Your Eyes are a Time Machine
It sounds like science fiction, but it’s the most fundamental truth of astronomy. When you look at a distant object, you are seeing the light that left it long ago. This is because light, while incredibly fast, does not travel instantaneously. It moves
at a finite speed: about 2,99,792 kilometres per second. For things on Earth, this delay is unnoticeable. But in the vastness of space, the distances are so immense that light can take years, centuries, or even millions of years to reach our eyes. Think of it like receiving a letter from a friend overseas. The letter tells you what they were doing a week ago, not what they are doing right now. The night sky is the same, but on a cosmic scale. Every single star is a postcard from the past. The farther away the star, the older the message we are receiving.

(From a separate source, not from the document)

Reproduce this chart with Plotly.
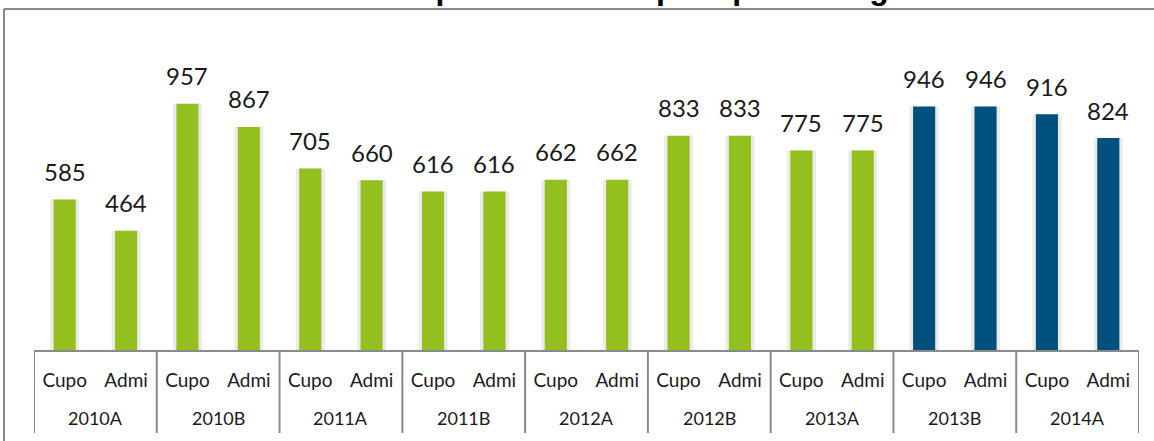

The Meaning of a Light-Year
To measure these cosmic distances, astronomers use a unit called a light-year. It's not a measure of time, but of distance. One light-year is the distance light travels in one year, which is a staggering 9.46 trillion kilometres. Our closest stellar neighbour, Proxima Centauri, is about 4.2 light-years away. This means the light we see from it tonight actually left the star over four years ago. We are seeing Proxima Centauri as it was during the latter half of 2020. If it were to suddenly explode today, we wouldn't know about it for another four years.
The Sun itself is about 8.3 light-minutes away. So even our own star, the centre of our solar system, is always viewed with an eight-minute delay. The sunlight warming your face right now left the Sun before you probably finished your morning chai.
So, Are All the Stars We See Dead?
Here's where we need to add some important nuance. The poetic idea that the night sky is a graveyard is a powerful one, but it's not entirely accurate. Most of the individual stars you can see with your naked eye are part of our own Milky Way galaxy and are relatively close, astronomically speaking. Stars like Sirius (8.6 light-years away), Vega (25 light-years), and Altair (17 light-years) are our galactic neighbours.
Given that a typical star lives for billions of years, the chances that any of these nearby stars have died in the few years or decades it took their light to reach us are incredibly slim. So, you can rest assured that the vast majority of the bright, familiar stars in constellations like Orion or Ursa Major are very much alive and shining.
Where the Headline Becomes True
The headline's claim becomes more plausible when we look much, much farther away. Take a star like Eta Carinae, located over 7,500 light-years from Earth. Its light takes 7,500 years to reach us. It's a massive, volatile star expected to explode in a supernova sometime in the 'near' cosmic future. Has it already exploded? It's possible. We could be looking at a stellar ghost, and the wave of light from its spectacular death is still hurtling through space towards us.
And when we look beyond individual stars to entire galaxies, the time-travel effect becomes truly mind-bending. The Andromeda Galaxy, the closest major galaxy to our own, is 2.5 million light-years away. The light we see from it tonight is 2.5 million years old. When that light began its journey, modern humans did not yet walk the Earth. We are looking at an ancient version of our galactic neighbour. For galaxies that are billions of light-years away, we are seeing them as they were in the universe's infancy, and countless stars within them have certainly lived and died since.